Yolanda Velasquez, daughter of Jose Alonzo, said her dad did the artwork in the early 70’s.

“Our priest at St. Thomas Church in Kansas City, Kansas had asked for volunteers to clean the church as there were a caravan of farm workers who were coming to Kansas City to bring awareness of the plight of the farm workers, and they needed a place to rest and eat. Our priest wanted to provide for them. I feel that is where my dad became interested in this. He loved bringing awareness and he loved to draw and that was his way of offering his support,” she said.

Growing up, Velasquez childhood interchanges with Chavez as they both can recall pickets and rallies.

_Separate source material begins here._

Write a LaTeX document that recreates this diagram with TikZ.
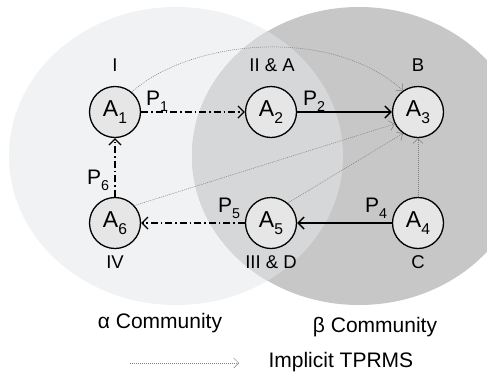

“I remember picketing with my dad on Saturday mornings at various Safeway stores. There was an instance that it did get hostile when we were at the Valentine shopping center one morning and I knew something wasn’t right, and we had people coming out and asking us to leave and we didn’t. They got a little loud with my dad and he shooed us away, but soon after that we left. Usually though when we did the pickets it was peaceful,” she said.

As Velasquez waited for Chavez to take the stage and looked over her dad’s artwork, she said, “it is overwhelming to see his work here. Many of these things I haven’t seen for years. The artwork has been at the home until recently when we allowed the artwork to be on display at various events. Seeing the artwork shows people that even though there were thousands of miles between Cesar and here, my dad was fighting just as hard here in the Midwest as they were in California.”

Frances Alonzo, wife of Jose, didn’t go along to the pickets, but she supported him doing what he wanted to do.

“We learned about the movement that Cesar Chavez was doing with farm workers when our priest asked for volunteers to clean the church and help to feed the farm workers coming into town. After learning about the work they were doing, my husband was dedicated to helping with the cause,” she said.

As she looked around the room at the attendees and her husband’s artwork, Frances said, “I wish he was here. I wish he could see this and he would be very proud. It makes me feel very good that they are acknowledging his artwork because he was truly faithful to their cause,” she stated.
Christine Chavez told the crowd that Cesar Chavez was her mother’s father and that she is one of 31 grandchildren. Her mother Sylvia is the oldest daughter of Cesar and he and his wife had eight children.

“I like to tell people that it was really my mom who instilled in us the sense of pride that I feel as a Mexican American, as a woman and as a granddaughter of Cesar Chavez. My mom made us wear the red UFW button all the time for our school pictures,” she said.

Following in her grandfather’s footsteps, she is a fighter for civil rights, social justice and labor equality. Her work has raised awareness to protect the civil rights of farm workers and the larger immigrant community. She’s also been recognized for her dedication to fighting for marriage equality, and she continues to work toward bringing historically disenfranchised communities together to forge peace and unity.

She once heard her grandfather say, “we don’t need perfect political systems, we need perfect participation” and it has influenced her even to this day.

After this year’s Presidential election, Chavez wished that she could have turned to her grandmother Helen Chavez for advice, but she lost her grandmother in June before the election.

“I was so scared what (the election) would mean for the thousands of farm workers who labor in our fields. Most who don’t have documentation to be in this country. I remember all the times I called her when I was young. She would say, ‘mija you will lose sometimes, but it is what you do after that, that counts. In the farm workers movement we had so many set backs and losses. You must remember you can never give up even though it feels that there is no way out, you have to remember that the struggle for justice is a marathon, not a sprint,’” she said.

At an early age she was always encouraged to get involved and speak against any injustices. She learned two important lessons from her grandfather—solidarity and commitment.

She recalls a time when she was 15 years old and her grandfather was invited to New York. He decided to take Christine and her sister Vanessa along on the trip.

“We had never been on an airplane and we definitely never been to New York. The organization planned to put my grandfather up in the Park Plaza Hotel, which is a very fancy hotel. My sister and I wanted to stay there but my grandfather disagreed. He would never stay in hotels, he always said no matter where we go across the United States we can find a supporter and stay in their home. We begged him to stay in the hotel while we were in New York and he finally agreed. We were so excited and imagined all the things we would do in the fancy hotel. When we pulled up in front of the hotel, the maids were on strike. My grandfather was furious that we made him drive to the hotel, we didn’t get to stay in the hotel and my sister and I had to get out and walk that picket line to show solidarity. I have never forgotten that,” she said.

It was during her 16th year that she began to realize who her grandfather was and the impact that he had on others.

“I began to see him as a civil rights leader. It was the summer of 1988 when my grandmother Helen called our family and said your grandfather hasn’t eaten for one week,” said Chavez.

This was the first time that they witnessed one of his fasts to bring attention to a wrong. She recalled how they were not prepared for what was to come that summer.

“At the age of 61, he conducted his longest public fast of 36 days on water only to bring attention to pesticide poisoning to the farm workers and their children. While he fasted week after week, we saw him go from a very active, vibrant person to being bedridden and almost losing his life. I had never witnessed that level of commitment and dedication in any person before or since,” she said.